The current need of the hour is to implement the proposed policies so that phosphorus levels in the environment and specially water bodies, is maintained within the safe limits as listed in the regulations.


Phosphorus is the tenth most abundantly available element, forming nearly 0.01% of the Earth's crust. But due to its reactive nature it does not occur in the phosphorus element state, rather it exists as the salts of phosphates, which are present in mineralogical form (as apatite), in water bodies (as phosphates), in bones and teeth of animals and they also for an essential part in DNA, RNA and ATP cells. Phosphorus is essentially in the growth and development of plants and therefore it is used in fertilizers for accelerated growth. Plants absorb phosphorus in the soluble inorganic state also known as the ortho-phosphates.

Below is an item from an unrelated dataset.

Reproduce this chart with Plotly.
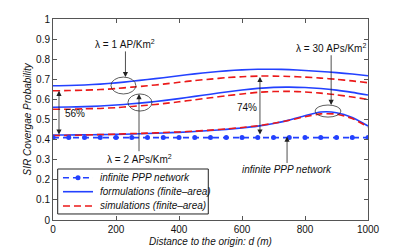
import plotly.graph_objects as go

# ---------------- data ----------------
distance = [0, 50, 100, 150, 200, 250, 300, 350, 400, 450, 500,
            550, 600, 650, 700, 750, 800, 850, 900, 950, 1000]

infinite_ppp = [0.41] * 21

form_lam1 = [0.668, 0.669, 0.672, 0.676, 0.682, 0.690, 0.699, 0.708, 0.718, 0.727, 0.735,
             0.742, 0.747, 0.750, 0.750, 0.748, 0.744, 0.739, 0.733, 0.726, 0.718]
sim_lam1 = [0.643, 0.644, 0.646, 0.649, 0.654, 0.661, 0.668, 0.676, 0.685, 0.694, 0.701,
            0.708, 0.713, 0.716, 0.716, 0.714, 0.711, 0.706, 0.700, 0.692, 0.683]

form_lam2 = [0.561, 0.562, 0.564, 0.567, 0.572, 0.578, 0.585, 0.594, 0.604, 0.615, 0.626,
             0.637, 0.647, 0.655, 0.660, 0.661, 0.659, 0.654, 0.646, 0.635, 0.622]
sim_lam2 = [0.551, 0.551, 0.553, 0.555, 0.559, 0.565, 0.571, 0.579, 0.588, 0.598, 0.608,
            0.618, 0.627, 0.635, 0.639, 0.640, 0.637, 0.631, 0.623, 0.612, 0.600]

form_lam30 = [0.423, 0.423, 0.424, 0.425, 0.426, 0.428, 0.430, 0.433, 0.436, 0.440, 0.445,
              0.451, 0.458, 0.467, 0.480, 0.497, 0.519, 0.537, 0.534, 0.510, 0.468]
sim_lam30 = [0.420, 0.421, 0.423, 0.425, 0.427, 0.430, 0.432, 0.435, 0.438, 0.442, 0.447,
             0.453, 0.460, 0.469, 0.481, 0.496, 0.514, 0.528, 0.527, 0.505, 0.463]

x_ticks = [0, 200, 400, 600, 800, 1000]
x_tick_labels = ["0", "200", "400", "600", "800", "1000"]
y_ticks = [0, 0.1, 0.2, 0.3, 0.4, 0.5, 0.6, 0.7, 0.8, 0.9, 1]
y_tick_labels = ["0", "0.1", "0.2", "0.3", "0.4", "0.5", "0.6", "0.7", "0.8", "0.9", "1"]

legend_names = ["infinite PPP network", "formulations (finite\u2013area)", "simulations (finite\u2013area)"]

BLUE = "rgb(35,65,255)"
RED = "rgb(235,25,25)"
FONT = "Liberation Sans, Arial, Helvetica, sans-serif"
RED_DASH = "7px,4px"
PPP_DASH = "6px,4px"

fig = go.Figure()

for ys in [form_lam1, form_lam2, form_lam30]:
    fig.add_trace(go.Scatter(x=distance, y=ys, mode="lines",
                             line=dict(color=BLUE, width=1.6, shape="spline", smoothing=0.6),
                             name=legend_names[1], showlegend=False, hoverinfo="skip"))
for ys in [sim_lam1, sim_lam2, sim_lam30]:
    fig.add_trace(go.Scatter(x=distance, y=ys, mode="lines",
                             line=dict(color=RED, width=1.6, dash=RED_DASH, shape="spline", smoothing=0.6),
                             name=legend_names[2], showlegend=False, hoverinfo="skip"))
fig.add_trace(go.Scatter(x=distance, y=infinite_ppp, mode="lines+markers",
                         line=dict(color=BLUE, width=1.6, dash=PPP_DASH),
                         marker=dict(color=BLUE, size=5),
                         name=legend_names[0], showlegend=False, hoverinfo="skip"))

# ellipses
ell = dict(type="circle", xref="x", yref="y", line=dict(color="#333", width=0.8))
fig.add_shape(x0=184, x1=263, y0=0.627, y1=0.711, **ell)
fig.add_shape(x0=238, x1=314, y0=0.542, y1=0.627, **ell)
fig.add_shape(x0=832, x1=914, y0=0.512, y1=0.572, **ell)

txt_font = dict(family=FONT, size=10, color="#111")
it_font = dict(family=FONT, size=10, color="#111", style="italic")
arrow_style = dict(arrowhead=2, arrowsize=1.3, arrowwidth=0.8, arrowcolor="#222",
                   startarrowhead=2, startarrowsize=1.3)


def label(x, y, text, font=txt_font):
    fig.add_annotation(x=x, y=y, xref="x", yref="y", text=text, showarrow=False, font=font)


def text_arrow(tx, ty, hx, hy, text, font=txt_font):
    # text placed at (tx, ty); arrow runs from the text to (hx, hy)
    fig.add_annotation(x=hx, y=hy, ax=tx, ay=ty, xref="x", yref="y", axref="x", ayref="y",
                       text=text, showarrow=True, font=font, standoff=0, **arrow_style)


def double_arrow(x, y0, y1):
    fig.add_annotation(x=x, y=y1, ax=x, ay=y0, xref="x", yref="y", axref="x", ayref="y",
                       text=" ", font=dict(size=1), showarrow=True,
                       arrowside="end+start", **arrow_style)


text_arrow(230, 0.876, 230, 0.711, "\u03bb = 1 AP/Km<sup>2</sup>")
text_arrow(273, 0.305, 273, 0.627, "\u03bb = 2 APs/Km<sup>2</sup>")
text_arrow(883, 0.857, 883, 0.572, "\u03bb = 30 APs/Km<sup>2</sup>")
text_arrow(743, 0.249, 743, 0.415, "infinite PPP network", it_font)
label(70, 0.532, "56%")
double_arrow(19, 0.415, 0.643)
label(616, 0.562, "74%")
double_arrow(657, 0.415, 0.712)

# axis titles as paper annotations
fig.add_annotation(x=0.5, y=-0.108, xref="paper", yref="paper", yanchor="middle",
                   text="Distance to the origin: d (m)", showarrow=False, font=it_font)
fig.add_annotation(x=-0.0825, y=0.5, xref="paper", yref="paper", xanchor="center", yanchor="middle",
                   text="SIR Covergae Probability", textangle=-90, showarrow=False, font=it_font)

# ---- legend (drawn in paper coordinates for MATLAB-like compact spacing) ----
leg_x0, leg_x1, leg_y0, leg_y1 = 0.0149, 0.493, 0.030, 0.2537
fig.add_shape(type="rect", xref="paper", yref="paper", x0=leg_x0, x1=leg_x1, y0=leg_y0, y1=leg_y1,
              line=dict(color="#222", width=1), fillcolor="white", layer="above")
leg_rows = [0.2104, 0.1408, 0.0697]
sym_x0, sym_x1, text_x = 0.0317, 0.127, 0.1419
leg_styles = [dict(color=BLUE, width=1.6, dash=PPP_DASH),
              dict(color=BLUE, width=1.6),
              dict(color=RED, width=1.6, dash=RED_DASH)]
for name, yrow, st in zip(legend_names, leg_rows, leg_styles):
    fig.add_shape(type="line", xref="paper", yref="paper", x0=sym_x0, x1=sym_x1, y0=yrow, y1=yrow,
                  line=st, layer="above")
    fig.add_annotation(x=text_x, y=yrow, xref="paper", yref="paper", xanchor="left", yanchor="middle",
                       text=name, showarrow=False, font=it_font)
mx = (sym_x0 + sym_x1) / 2
fig.add_shape(type="circle", xref="paper", yref="paper", x0=mx - 0.008, x1=mx + 0.008,
              y0=leg_rows[0] - 0.0125, y1=leg_rows[0] + 0.0125,
              line=dict(color=BLUE, width=0), fillcolor=BLUE, layer="above")

axis_common = dict(showgrid=False, zeroline=False, showline=True, linecolor="#555", linewidth=1,
                   mirror="ticks", ticks="inside", ticklen=4, tickcolor="#555", automargin=False,
                   showticklabels=True, tickmode="array",
                   tickfont=dict(family=FONT, size=10, color="#111"))

fig.update_xaxes(range=[0, 1000], tickvals=x_ticks, ticktext=x_tick_labels, **axis_common)
fig.update_yaxes(range=[0, 1], tickvals=y_ticks, ticktext=y_tick_labels, **axis_common)

# page body has an 8px default margin: figure is sized/offset to compensate
fig.update_layout(
    template="none",
    width=399, height=241,
    margin=dict(l=45, r=39, t=11, b=29, autoexpand=False),
    paper_bgcolor="white", plot_bgcolor="white",
    showlegend=False,
)

fig.write_html("out.html")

With years of weathering and sedimentation process, phosphorus cycle has maintained the appropriate level of phosphorus in the environment. But due to increased interference of humans with the environment, this balance of phosphorus has been disturbed. The activities like deforestation, excessive use of fertilizers, dumping waste water from homes etc have been the major cause for this imbalance. Fertilizers and detergents contain phosphorus which is washed off with the water into the water bodies, thus causing an increased phosphorus percentage. This increased phosphorus percentage causes accelerated algae growth, which causes harm to plant and animal species by reducing the dissolved oxygen in the water.

Therefore, it is the need of the hour to design policies which govern the used of phosphorus in fertilizers and detergents so that the flora and fauna associated with the water bodies can be protected.